5. Fill in Correct Personal Details

Ensure that you fill in correct personal details in the form meant for you, especially your name, address, bank account details and PAN number. Bank account details include the bank account number, type of account and the bank’s MICR code. "This is crucial, especially if you are claiming a refund. Likewise, your PAN is very important because the tax laws levy a fine for not quoting or misquoting your PAN number," says Kapur.



6. Claim all Deductions

Ensure that you have, under various sections of the I-T Act, claimed all the deductions that you are eligible for. For example,
a. Under Sec 80 C - For investments made like PF, PPF, NSC, school tuition fees of children, insurance premium, investments in specified mutual funds etc.
b. Under Sec 80 G - Donations made to charitable organizations
c. Housing deduction for interest on housing loan etc.
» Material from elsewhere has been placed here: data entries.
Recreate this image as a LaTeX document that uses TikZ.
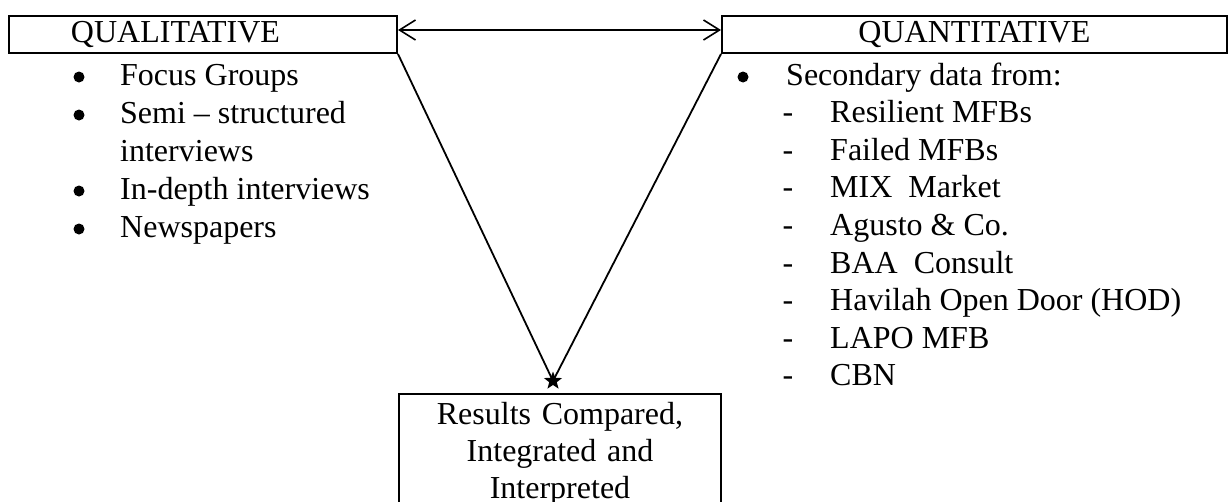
\documentclass[tikz,border=0pt]{standalone}
\usepackage{fontspec}
\setmainfont{Liberation Serif}
\usetikzlibrary{arrows.meta,shapes.geometric}
\begin{document}
\begin{tikzpicture}[x=1pt,y=-1pt,
  every node/.style={font=\fontsize{32}{37}\selectfont, text=black},
  box/.style={draw, line width=2pt, rectangle},
  item/.style={anchor=base west, inner sep=0pt},
  glyph/.style={anchor=base, inner sep=0pt},
  dot/.style={circle, fill=black, inner sep=0pt, minimum size=11pt},
  link/.style={line width=1.8pt}]
\useasboundingbox (0,0) rectangle (1229,501);
\clip (0,0) rectangle (1229,501);

% the two method boxes
\node[box, text width=388pt, inner xsep=0pt, minimum height=37pt, align=left]
  (qual) at (203,34.5) {\hspace*{62pt}QUALITATIVE};
\node[box, minimum width=505pt, minimum height=37pt, inner sep=0pt]
  (quant) at (974.5,34.5) {QUANTITATIVE};

% results box (runs off the bottom edge)
\node[box, anchor=north, text width=322pt, inner xsep=0pt, inner ysep=8pt, align=center]
  (res) at (560,393) {Results Compared,\\Integrated and\\Interpreted};

% meeting point of the two arms
\node[star, star points=5, star point ratio=2.4, fill=black, inner sep=0pt,
  minimum size=19pt] (meet) at (553,381) {};

% connectors
\draw[link, {Straight Barb[length=16pt,width=20pt,line width=1.6pt]}-{Straight Barb[length=16pt,width=20pt,line width=1.6pt]}]
  ([yshift=4.5pt]qual.east) -- ([yshift=4.5pt]quant.west);
\draw[link] (qual.south east) -- (meet.center);
\draw[link] (quant.south west) -- (meet.center);

% qualitative list
\foreach \txt/\yy/\bl [count=\i] in {Focus Groups/85/1, Semi -- structured/123/1,
    interviews/161/0, In-depth interviews/199/1, Newspapers/237/1} {
  \ifnum\bl=1 \node[dot] (qb\i) at (79,\yy-8) {};\fi
  \node[item] (qt\i) at (120,\yy) {\txt};
}

% quantitative list
\node[dot] (nb0) at (743,77) {};
\node[item] (nt0) at (786,85) {Secondary data from:};
\foreach \txt/\yy [count=\i] in {Resilient MFBs/122, Failed MFBs/160,
    MIX\ \ Market/197, Agusto \& Co./235, BAA\ \ Consult/273,
    Havilah Open Door (HOD)/310, LAPO MFB/348, CBN/385} {
  \node[glyph] (nd\i) at (788,\yy) {-};
  \node[item] (nt\i) at (830,\yy) {\txt};
}
\end{tikzpicture}
\end{document}
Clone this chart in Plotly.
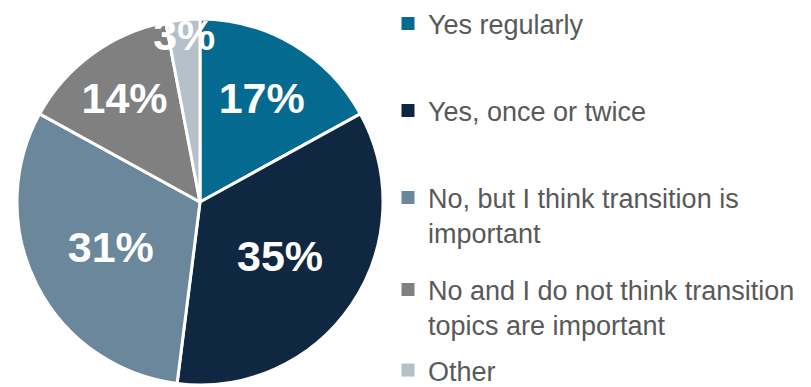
import plotly.graph_objects as go

# Survey answers and their shares (percent)
labels = [
    "Yes regularly",
    "Yes, once or twice",
    "No, but I think transition is<br>important",
    "No and I do not think transition<br>topics are important",
    "Other",
]
values = [17, 35, 31, 14, 3]
colors = ["#046A8F", "#0F2740", "#6A879C", "#808080", "#B5C0C9"]

# Top edge (px) of each legend entry in the right-hand column
legend_tops = [-0.6, 86.4, 173.4, 265.4, 346.0]

W, H = 811, 387

fig = go.Figure()

fig.add_trace(go.Pie(
    labels=labels,
    values=values,
    sort=False,
    direction="clockwise",
    rotation=0,
    marker=dict(colors=colors, line=dict(color="white", width=3)),
    texttemplate="%{percent:.0%}",
    textposition="inside",
    insidetextorientation="horizontal",
    textfont=dict(family="Liberation Sans, Arial, sans-serif", size=43, color="white", weight="bold"),
    domain=dict(x=[17 / W, 383 / W], y=[2 / H, 368 / H]),
    showlegend=False,
    hoverinfo="label+percent",
))

# One legend per category so entries sit in evenly spaced slots
legend_layout = {}
for i, (name, col, top) in enumerate(zip(labels, colors, legend_tops)):
    key = "legend" if i == 0 else f"legend{i + 1}"
    fig.add_trace(go.Scatter(
        x=[None], y=[None],
        mode="markers",
        name=name,
        marker=dict(symbol="square", size=13, color=col),
        legend=key,
        showlegend=True,
        hoverinfo="skip",
    ))
    legend_layout[key] = dict(
        x=388 / W, xanchor="left",
        y=1 - top / H, yanchor="top",
        valign="top",
        bgcolor="rgba(0,0,0,0)",
        font=dict(family="Liberation Sans, Arial, sans-serif", size=27, color="#595959"),
        itemclick=False, itemdoubleclick=False,
    )

fig.update_layout(
    width=W, height=H,
    margin=dict(l=0, r=0, t=0, b=0, autoexpand=False),
    paper_bgcolor="white",
    plot_bgcolor="white",
    uniformtext=dict(minsize=43, mode="show"),
    xaxis=dict(visible=False),
    yaxis=dict(visible=False),
    **legend_layout,
)

fig.write_html("out.html")
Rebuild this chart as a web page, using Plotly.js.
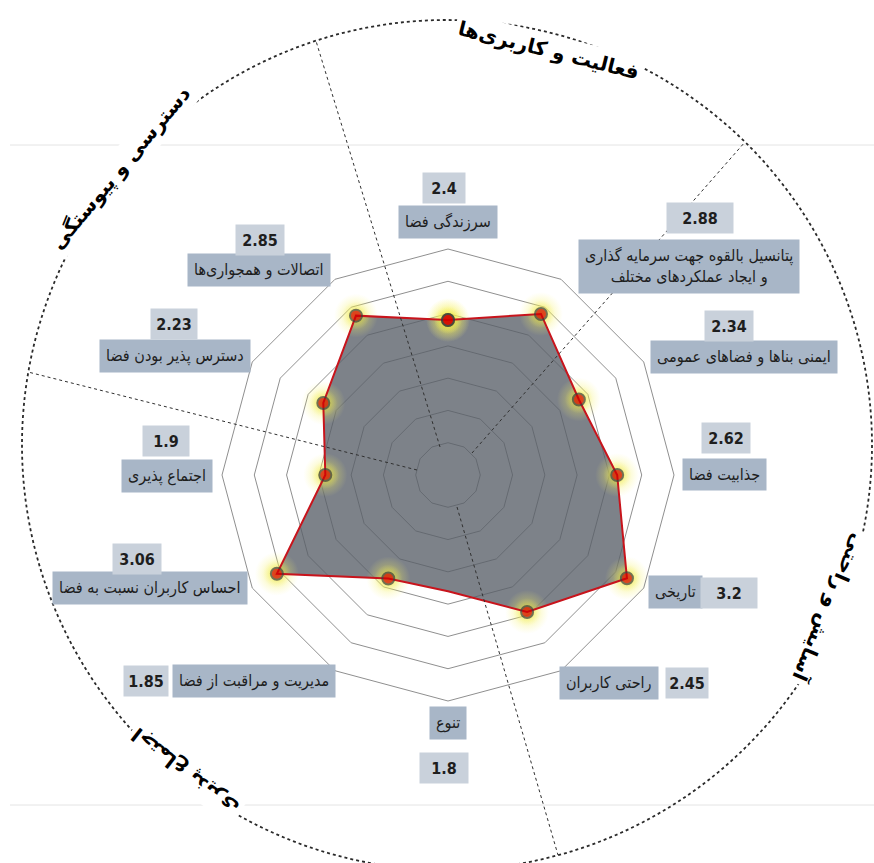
<!DOCTYPE html>
<html>
<head>
<meta charset="utf-8">
<script src="https://cdn.plot.ly/plotly-3.0.1.min.js"></script>
<style>html,body{margin:0;padding:0;background:#fff;}#chart{width:874px;height:863px;}</style>
</head>
<body>
<div id="chart"></div>
<script>
// ---- data ----
const categories = [
  "سرزندگی فضا",
  "پتانسیل بالقوه جهت سرمایه گذاری و ایجاد عملکردهای مختلف",
  "ایمنی بناها و فضاهای عمومی",
  "جذابیت فضا",
  "تاریخی",
  "راحتی کاربران",
  "تنوع",
  "مدیریت و مراقبت از فضا",
  "احساس کاربران نسبت به فضا",
  "اجتماع پذیری",
  "دسترس پذیر بودن فضا",
  "اتصالات و همجواری‌ها"
];
const values = [2.4, 2.88, 2.34, 2.62, 3.2, 2.45, 1.8, 1.85, 3.06, 1.9, 2.23, 2.85];
const categoryLabels = [
  "سرزندگی فضا",
  "پتانسیل بالقوه جهت سرمایه گذاری<br>و ایجاد عملکردهای مختلف",
  "ایمنی بناها و فضاهای عمومی",
  "جذابیت فضا",
  "تاریخی",
  "راحتی کاربران",
  "تنوع",
  "مدیریت و مراقبت از فضا",
  "احساس کاربران نسبت به فضا",
  "اجتماع پذیری",
  "دسترس پذیر بودن فضا",
  "اتصالات و همجواری‌ها"
];
const sectionTitles = ["فعالیت و کاربری‌ها", "دسترسی و پیوستگی", "آسایش و راحتی", "اجتماع پذیری"];
const hiddenMarker = "تنوع";

// ---- layout helpers (pixel -> paper) ----
const W = 874, H = 863;
const px = x => x / W;
const py = y => 1 - y / H;

// label box centres in pixels: [name, value]
const labelPos = [
  [[448,222],[444,188]],
  [[689,266],[700,218]],
  [[744,357],[729,326]],
  [[724,475],[726,438]],
  [[675,592],[729,593]],
  [[609,683],[687,683]],
  [[448,723],[444,768]],
  [[254,681],[146,681]],
  [[150,588],[137,559]],
  [[167,476],[166,441]],
  [[175,356],[174,324]],
  [[259,270],[260,240]]
];
const valueBoxW = [40,64,46,46,54,40,46,42,46,44,44,46];

const thetaClosed = categories.concat([categories[0]]);
const rClosed = values.concat([values[0]]);
const sizesFor = s => categories.map(c => c === hiddenMarker ? 0 : s).concat([s]);

const glowTrace = (size, centre) => ({
  type: 'scatterpolar', mode: 'markers', r: rClosed, theta: thetaClosed,
  marker: {size: sizesFor(size), color: 'rgba(250,245,120,0)',
           gradient: {type: 'radial', color: centre}, line: {width: 0}},
  hoverinfo: 'skip'
});

const traces = [
  {
    type: 'scatterpolar', mode: 'lines', r: rClosed, theta: thetaClosed,
    fill: 'toself', fillcolor: 'rgba(88,95,104,0.78)',
    line: {color: 'rgba(0,0,0,0)', width: 0}, hoverinfo: 'skip'
  },
  glowTrace(44, 'rgba(235,230,40,0.9)'),
  glowTrace(28, 'rgba(230,225,30,0.9)'),
  {
    type: 'scatterpolar', mode: 'lines+markers', r: rClosed, theta: thetaClosed,
    line: {color: '#c8141c', width: 2},
    marker: {size: sizesFor(12), color: '#d40000', line: {color: '#3c3c3c', width: 2}}
  }
];

const annotations = [];
categories.forEach((c, i) => {
  const [n, v] = labelPos[i];
  annotations.push({
    xref: 'paper', yref: 'paper', x: px(n[0]), y: py(n[1]),
    xanchor: 'center', yanchor: 'middle', showarrow: false,
    text: categoryLabels[i], align: 'center',
    font: {family: 'DejaVu Sans Condensed, DejaVu Sans', size: 16, color: '#1e1e1e'},
    bgcolor: '#a8b6c7', borderpad: 6
  });
  annotations.push({
    xref: 'paper', yref: 'paper', x: px(v[0]), y: py(v[1]),
    xanchor: 'center', yanchor: 'middle', showarrow: false,
    text: '<b>' + String(values[i]) + '</b>',
    font: {family: 'DejaVu Sans Condensed, DejaVu Sans', size: 16, color: '#1e1e1e'},
    bgcolor: '#c9d1db', width: valueBoxW[i], height: 28
  });
});

const titlePos = [[548,50,14],[120,168,-50],[830,608,113],[185,772,-142]];
sectionTitles.forEach((t, i) => {
  annotations.push({
    xref: 'paper', yref: 'paper', x: px(titlePos[i][0]), y: py(titlePos[i][1]),
    xanchor: 'center', yanchor: 'middle', showarrow: false,
    text: '<b>' + t + '</b>', textangle: titlePos[i][2],
    font: {family: 'DejaVu Sans', size: 20, color: '#000'},
    bgcolor: '#ffffff', borderpad: 3
  });
});

// decorative circle and sector dividers
const shapes = [
  {type: 'line', xref: 'paper', yref: 'paper', x0: px(10), x1: 1, y0: py(145), y1: py(145),
   line: {color: '#e4e4e4', width: 1}, layer: 'below'},
  {type: 'line', xref: 'paper', yref: 'paper', x0: px(10), x1: 1, y0: py(805), y1: py(805),
   line: {color: '#e4e4e4', width: 1}, layer: 'below'},
  {type: 'circle', xref: 'paper', yref: 'paper',
   x0: px(447-425), x1: px(447+425), y0: py(445+425), y1: py(445-425),
   line: {color: '#2a2a2a', width: 1.8, dash: 'dot'}, layer: 'below'}
];
const dividers = [[440,447,316,41],[472,453,745,142],[417,470,28,372],[457,507,558,855]];
dividers.forEach(d => shapes.push({
  type: 'line', xref: 'paper', yref: 'paper',
  x0: px(d[0]), y0: py(d[1]), x1: px(d[2]), y1: py(d[3]),
  line: {color: '#303030', width: 1, dash: 'dot'}
}));

const layout = {
  width: W, height: H, margin: {l: 0, r: 0, t: 0, b: 0},
  paper_bgcolor: '#ffffff', showlegend: false,
  polar: {
    domain: {x: [px(222), px(674)], y: [py(701), py(249)]},
    bgcolor: 'rgba(0,0,0,0)',
    radialaxis: {range: [0, 3.5], tickvals: [0.5,1,1.5,2,2.5,3], showticklabels: false,
                 ticks: '', showline: false, gridcolor: '#8f8f8f', gridwidth: 1},
    angularaxis: {rotation: 90, direction: 'clockwise', showticklabels: false, ticks: '',
                  showgrid: false, showline: true, linecolor: '#8f8f8f', linewidth: 1},
    gridshape: 'linear'
  },
  annotations: annotations,
  shapes: shapes
};

Plotly.newPlot('chart', traces, layout, {displayModeBar: false, staticPlot: true});
</script>
</body>
</html>
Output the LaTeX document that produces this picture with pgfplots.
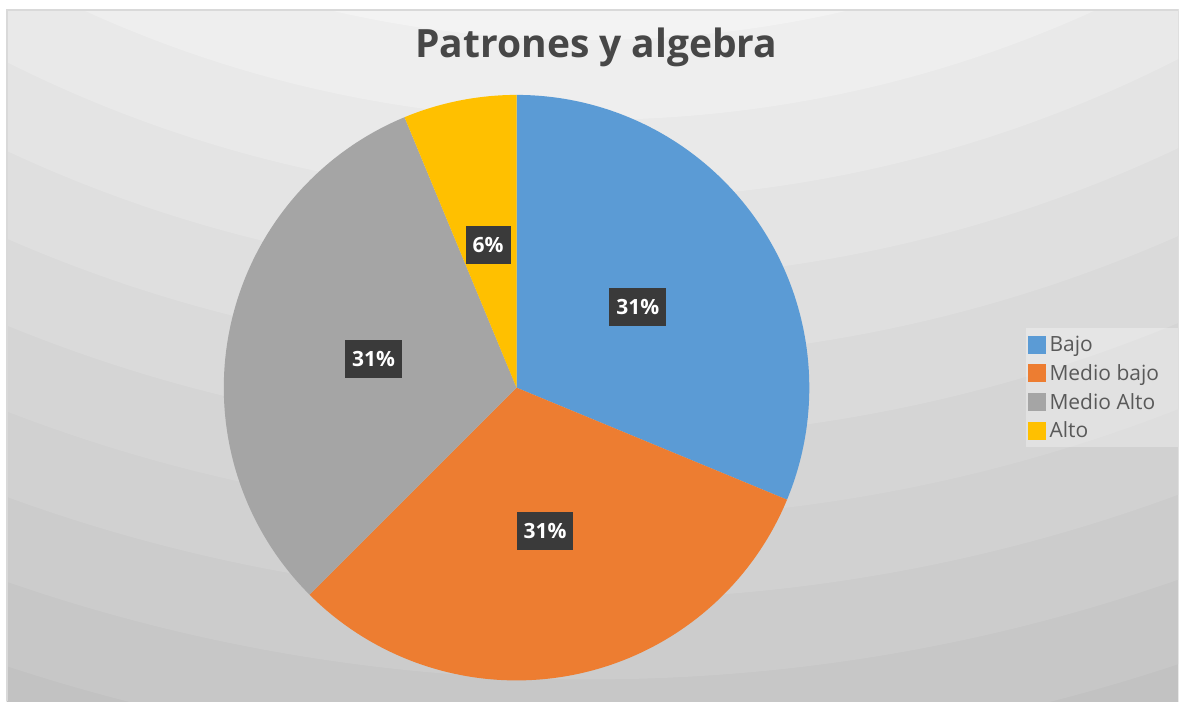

7. Information of Specified Investments/ Exempt Income

You also have to fill in information in respect of specified investments, as per prescribed limits, such as:
# Property bought or sold in excess of Rs 30 lakh
# Mutual funds, in excess of Rs 2 lakh
# Cash deposits in excess of Rs 10 lakh
# Credit card payments in excess of Rs 2 lakh
# Bonds etc in excess of Rs 5 lakh
It is also important to know that certain income that is exempt (i.e. income which is not taxable) is also required to be disclosed in the I-T return form. For example, dividend received and receipt of PF balance, among others. Not disclosing these incomes may land you in trouble also.



8. Claiming a Loss

If you are planning to claim a loss in the income-tax return, which you would like to carry forward, the same can be done, only if the return is filed by the due date. If this filing deadline is not met, then the loss claimed would not be allowed to be carried forward for future set off against income.



9. File By Due Date & In the Right Tax Jurisdiction

After the tax return is filled in, the next step is to file it appropriately, by the due date. For individuals having salary and interest income only, the due date of filing the tax return for the financial year 2008-09 is July 31, 2009. The return may be filed either electronically or in printed form. In few cases, even the electronically-filed return has to be filed in printed form within a given time period.

"One must also ensure that the return is filed with the right tax officer (tax jurisdiction). This is determined based on the address of the individual. In case of salaried employees, the jurisdiction is determined by particulars of the employer," informs Vasal.

The proof of filing the return is the acknowledgement, which is stamped and signed by the tax officer and a copy is returned to the individual.
One important thing to remember is whether it is electronic filing or paper filing, now individuals do not have to attach any document or attachment with the return of income.



10. Maintain Documents For Future Reference

The documents based on which the return is prepared may be requested at a later stage by the Income Tax Officer to check the correctness of the claims made. Failure to submit details may lead to disallowance of the deduction claimed, resulting in an increase in the tax liability or a decrease in refund. "Hence, it is advisable that all the documents required to substantiate the return are maintained by the tax payer for future reference," says Vasal.

These are the few important points which you should bear in mind while filing your return. The golden rule is to be organised in your paper work and be timely in paying tax and filing the tax return.